Avant-propos

Avec l’annonce, le 21 avril 1998, de sa propre dissolution, ce qui restait encore de la Fraction Armée Rouge voulait sans doute, en Allemagne, clore une période historique, se dissocier du passé, écrire un autre avenir. Cette annonce, frappée de la kalachnikov sur fond d’étoile, fut alors accueillie par un silence de plomb. D’emblée, le procureur général Nehm et le futur chancelier Schröder s’unirent pour affirmer que le danger terroriste, qu’incarnaient notamment les groupuscules d’extrême droite, et aujourd’hui le 11 septembre, s’écrivait toujours au présent : les dispositifs législatifs d’exception, pris au plus fort des procès de 1977, étaient définitivement consacrés.

Ce qui s’exerce ainsi sous la tutelle rassurante des « dispositifs antiterroristes », ces termes qui se présentent comme d’humbles techniques circonscrites, c’est la faculté de prolonger une dernière fois le passé proche. Dans la grammaire anglaise, il y a un temps pour cela : le passé continu, past present continuous. Dans les régimes politiques européens d’aujourd’hui, il y a un mode pour cela : la procédure pénale en matière de lutte contre le terrorisme.

À l’origine de ce dossier, deux événements d’échelle et de portée différentes : l’extradition effective par les autorités françaises de Paolo Persichetti vers l’Italie et son inculpation au chef d’appartenance à une organisation terroriste ; la tenue en Grèce du procès du « 17 novembre », ce groupe qui pratiqua l’assassinat politique de 1975 à une période très récente. Deux procédures qui interviennent dans un présent pourtant débarrassé de la violence politique qui était celle des années 70-80, deux instructions par lesquelles le passé est sommé de s’expliquer. Exploitant, par le mécanisme pénal de la repentance, les divisions politiques et les rancœurs personnelles au sein des anciens mouvements, remodelant continuellement l’espace d’invocation du droit, la justice érige les salles d’interrogatoire et d’audience en lieux exclusifs d’écriture de l’histoire de la violencepolitique.

L’Europe qui se protège du terrorisme s’immunise de ses héritages et impose l’amnésie de son passé proche. Les incarcérations de Paolo Persichetti et d’Alexandre Yotopoulos, parmi d’autres, referment sur l’Europe politique le sceau d’une justice pénale d’exception qui s’en réclame, avec l’assentiment des législateurs.

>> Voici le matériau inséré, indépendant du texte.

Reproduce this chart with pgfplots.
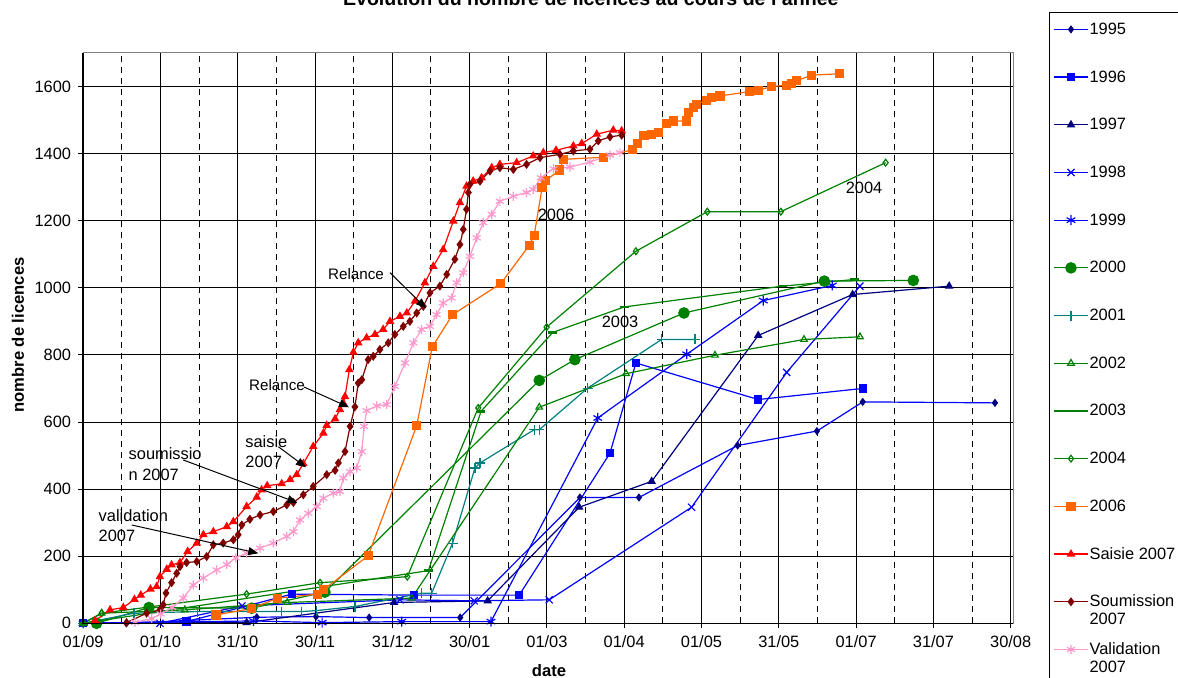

La lutte européenne contre le terrorisme empêche ainsi tout à la fois l’écriture et le deuil de la violence politique. La violence soustraite à la raison froide de l’histoire s’embaume alors, encore une fois, de toutes les mythologies du complot et du secret, qui sont toujours ses premières racines. Les chambres d’instruction dictent leurs conditions à la mémoire : restrictions opposées à la défense, rachats individuels, dénonciations repenties, défausses sans fin. La violence politique militairement défaite avait à craindre de l’histoire. Mais l’histoire attendra. La justice « antiterroriste », aujourd’hui, achève la lutte. En Italie et en Grèce, elle écrit au présent la puissance des États.